In 2017, Colorado passed House Joint Resolution 17-1017 that urges, but does not mandate, “equitable and diverse gender representation on corporate boards.” The resolution encourages public companies in Colorado with nine or more directors to have at least three females; with five to eight directors to have at least two females; and with fewer than five directors to have at least one female representative on the board. There are no disclosure requirements associated with the Colorado resolution.
State legislatures in Hawaii, Massachusetts, Michigan and New Jersey are considering mandatory gender diversity legislation that largely mirrors California’s approach. The proposed bills vary slightly by state with respect to the minimum number of female directors required and the timeline to achieve compliance.
State legislatures in Ohio and Pennsylvania are considering non-binding resolutions to encourage companies to improve gender diversity, and both resolutions leave the possibility for an annual reporting requirement open.

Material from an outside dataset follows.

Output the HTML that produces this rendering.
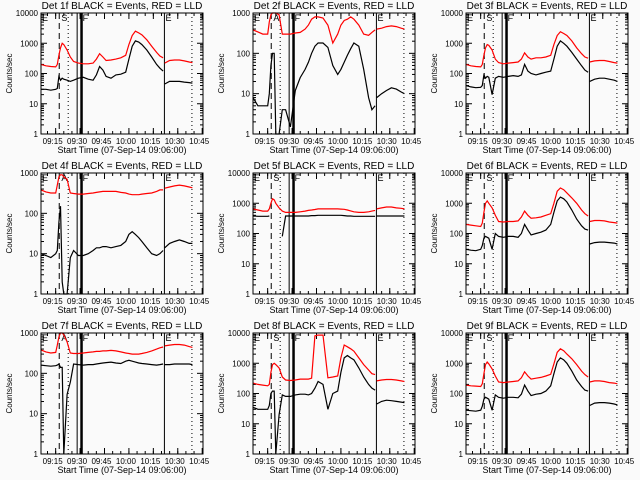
<!DOCTYPE html>
<html><head><meta charset="utf-8"><style>
html,body{margin:0;padding:0;background:#fafafa;}
svg{display:block;font-family:"Liberation Sans",sans-serif;}
</style></head><body>
<svg id="chart" width="640" height="480" viewBox="0 0 640 480" xmlns="http://www.w3.org/2000/svg">
<rect x="0" y="0" width="640" height="480" fill="#fafafa"/>
</svg>
<script>
const times=[0,3,6,9,10,11,12,13,14,16,18,20,23,26,29,32,34,36,38,40,43,46,49,52,54,56,58,60,62,65,68,71,73,75,76,79,82,85,88,91,93];
const tickLabels=["09:15","09:30","09:45","10:00","10:15","10:30","10:45"];
const tickMinutes=[9,24,39,54,69,84,99];
const detNames=["1f","2f","3f","4f","5f","6f","7f","8f","9f"];
const decades=[4,3,4,3,4,4,3,4,4];
const red1=[200,180,170,165,200,400,700,1000,900,600,350,250,220,210,210,220,300,450,350,270,280,300,330,400,900,1800,2500,2200,1900,1300,800,500,380,330,220,270,280,280,260,240,230];
const black1=[30,30,28,30,32,80,60,70,65,60,55,60,70,75,65,60,90,170,130,80,70,90,95,110,300,800,1200,1100,900,600,350,200,150,120,45,55,55,55,52,50,48];
const red2=[380,340,300,300,600,900,1000,1000,1000,900,300,300,300,320,330,400,500,700,800,800,750,500,180,300,500,650,700,800,700,500,300,280,330,380,400,420,460,480,460,420,400];
const black2=[8,5,5,5,10,50,100,100,1,1,4,4,1.5,12,25,40,60,100,150,180,180,140,50,30,40,60,90,130,180,150,40,8,4,5,8,10,12,14,13,11,10];
const red3=[200,180,170,165,200,400,700,900,850,600,300,230,210,220,230,240,300,480,350,300,330,330,350,400,900,1800,2400,2100,1800,1200,700,450,350,320,240,260,270,270,250,230,220];
const black3=[40,36,34,35,40,90,70,80,75,20,70,80,75,80,85,80,90,200,120,100,90,100,110,120,300,800,1200,1000,800,500,300,180,130,110,55,65,70,70,65,60,55];
const red4=[380,340,320,320,500,800,900,900,800,700,320,310,300,300,310,320,330,340,350,350,350,350,330,320,300,290,290,290,300,310,320,350,380,380,420,450,480,500,480,450,430];
const black4=[10,9,8,10,12,60,150,2,1,1,8,12,9,9,10,12,14,14,15,15,14,15,16,20,30,35,30,25,20,14,10,9,10,12,14,18,20,22,20,18,18];
const red5=[650,600,550,550,650,1000,1400,1300,1000,700,550,500,500,500,520,550,580,600,620,650,650,650,650,650,640,630,600,560,520,500,500,520,550,580,650,700,750,750,700,680,650];
const black5=[380,370,370,370,380,null,null,null,null,null,80,380,380,380,380,380,380,390,390,400,400,400,400,400,400,390,380,380,370,370,370,370,370,370,380,380,380,380,380,380,380];
const red6=[200,190,180,170,220,500,1000,1200,1000,700,400,250,240,250,250,260,350,550,400,320,330,350,400,450,1000,2500,3200,2800,2200,1500,1000,600,450,380,250,270,270,260,240,230,220];
const black6=[30,28,27,30,40,70,80,75,70,30,100,80,75,80,80,75,100,200,130,90,100,110,130,200,500,1200,1600,1400,1100,600,300,180,140,130,45,50,52,52,50,48,45];
const red7=[380,340,320,330,500,800,1000,1000,900,600,320,310,310,320,330,340,350,350,360,360,370,360,340,320,310,300,300,300,310,330,360,400,430,450,480,500,520,520,500,460,440];
const black7=[160,155,150,155,160,170,140,140,1,30,60,170,165,160,165,165,170,175,180,185,190,180,175,200,210,200,190,180,175,170,165,160,165,170,165,165,170,170,170,170,165];
const red8=[220,200,190,180,200,500,900,1000,900,700,350,280,270,280,300,300,300,320,8000,8500,8500,330,350,380,1500,4000,3500,3000,2500,1500,900,600,450,420,260,280,290,290,280,260,250];
const black8=[35,30,30,30,40,100,120,120,1,20,90,80,80,90,95,95,90,100,150,250,200,30,100,120,500,1500,1800,1500,1300,700,350,200,150,130,45,55,60,58,55,52,50];
const red9=[190,180,175,170,210,450,900,1100,950,650,380,240,230,240,250,260,330,520,380,300,320,340,380,430,950,2300,3000,2600,2000,1400,900,550,420,350,240,260,260,250,230,220,210];
const black9=[28,27,26,28,38,65,75,70,65,28,90,75,70,75,75,72,95,190,120,85,95,100,120,180,450,1100,1500,1300,1000,550,280,170,130,120,40,48,50,50,48,45,42];
const redSeries=[red1,red2,red3,red4,red5,red6,red7,red8,red9];
const blackSeries=[black1,black2,black3,black4,black5,black6,black7,black8,black9];
const markerMinutes=[11.2,16.7,22.2,24.9,75.8,92.7];

const svg=document.getElementById('chart');
const NS='http://www.w3.org/2000/svg';
function mk(tag,attrs,parent){const e=document.createElementNS(NS,tag);for(const k in attrs)e.setAttribute(k,attrs[k]);(parent||svg).appendChild(e);return e;}

for(let p=0;p<9;p++){
  const col=p%3,row=Math.floor(p/3);
  const L=[41,253,466][col],R=L+162,T=[13,173,333][row],B=T+121;
  const dec=decades[p];
  const xs=t=>L+(R-L)*t/99.5;
  const ys=v=>B-(B-T)*Math.log10(Math.max(v,1))/dec;
  const g=mk('g',{});
  
  
  const title=mk('text',{x:(L+R)/2,y:T-4,'font-size':'10','text-anchor':'middle',fill:'#000'},g);
  title.textContent='Det '+detNames[p]+' BLACK = Events, RED = LLD';
  
  
  // y ticks
  for(let d=0;d<=dec;d++){
    const y=ys(Math.pow(10,d));
    const lb=mk('text',{x:L-3,y:y+3,'font-size':'8','text-anchor':'end',fill:'#000'},g);
    lb.textContent=String(Math.pow(10,d));
    
    
    mk('line',{x1:L,x2:L+6,y1:y,y2:y,stroke:'#000','stroke-width':1},g);
    mk('line',{x1:R,x2:R-6,y1:y,y2:y,stroke:'#000','stroke-width':1},g);
    if(d<dec){for(let m=2;m<10;m++){const ym=ys(m*Math.pow(10,d));
      mk('line',{x1:L,x2:L+3,y1:ym,y2:ym,stroke:'#000','stroke-width':1},g);
      mk('line',{x1:R,x2:R-3,y1:ym,y2:ym,stroke:'#000','stroke-width':1},g);}}
  }
  const yl=mk('text',{x:0,y:0,'font-size':'8','text-anchor':'middle',fill:'#000',transform:`translate(${L-29},${(T+B)/2}) rotate(-90)`},g);
  yl.textContent='Counts/sec';
  
  
  // x ticks
  for(let i=0;i<tickMinutes.length;i++){
    const x=xs(tickMinutes[i]);
    mk('line',{x1:x,x2:x,y1:B,y2:B-6,stroke:'#000'},g);
    mk('line',{x1:x,x2:x,y1:T,y2:T+6,stroke:'#000'},g);
    const lb=mk('text',{x:x-3,y:B+10,'font-size':'8','text-anchor':'middle',fill:'#000'},g);
    lb.textContent=tickLabels[i];
    
    
  }
  for(let m=4;m<99;m+=5){const x=xs(m);
    mk('line',{x1:x,x2:x,y1:B,y2:B-3,stroke:'#000'},g);
    mk('line',{x1:x,x2:x,y1:T,y2:T+3,stroke:'#000'},g);}
  const xt=mk('text',{x:(L+R)/2,y:B+19,'font-size':'9','text-anchor':'middle',fill:'#000'},g);
  xt.textContent='Start Time (07-Sep-14 09:06:00)';
  
  
  // marker lines
  const styles=[{d:'6,4',w:1},{d:'1,3',w:1},{d:'',w:1},{d:'',w:2.5},{d:'',w:1},{d:'1,3',w:1}];
  markerMinutes.forEach((m,i)=>{const x=xs(m);
    const ln=mk('line',{x1:x,x2:x,y1:T,y2:B,stroke:'#000','stroke-width':styles[i].w,'stroke-dasharray':styles[i].d},g);
    
    });
  const aLetter=(p===1||p===3||p===6)?'A':'S';
  [['E',xs(0.6)],[aLetter,xs(12.5)],['F',xs(25.6)],['E',xs(76.5)]].forEach(([s,x])=>{
    const t=mk('text',{x:x,y:T+8,'font-size':'9',fill:'#000'},g);t.textContent=s;
    
    });
  // series
  function draw(vals,color,name){
    let d='',pen=false;
    for(let i=0;i<times.length;i++){
      if(i===34)pen=false;
      const v=vals[i];
      if(v===null){pen=false;continue;}
      d+=(pen?'L':'M')+xs(times[i]).toFixed(1)+','+ys(v).toFixed(1);pen=true;
    }
    const path=mk('path',{d:d,fill:'none',stroke:color,'stroke-width':1.2},g);
    
    
  }
  draw(redSeries[p],'#ff0000','lld-rate-line');
  draw(blackSeries[p],'#000000','event-rate-line');
  const box=mk('rect',{x:L,y:T,width:R-L,height:B-T,fill:'none',stroke:'#000','stroke-width':1},g);
  
  
}
</script>
</body></html>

In preparation to comply with the Nasdaq Board Diversity Rules, Nasdaq-listed companies to which these rules apply should consider:
- identifying diverse candidates for vacant and/or additional board seats;
- developing disclosure controls and procedures and other compliance policies surrounding the collection and disclosure of board diversity information in advance of the 2022 proxy season (e.g. updating director and officer questionnaires to obtain the relevant information); and
- updating nominating and corporate governance committee charters and policies to specifically include diversity as defined under Nasdaq’s Board Diversity Rules as a factor to consider in identifying and evaluating director candidates.
Additionally, all companies headquartered in any state that has adopted or is considering its own board diversity requirements will need to review the requirements of the applicable measure and ensure (or prepare for) compliance on the state law level.
Editor’s note: This client alert, initially published on August 16, 2021, has been updated to include additional developments in state law.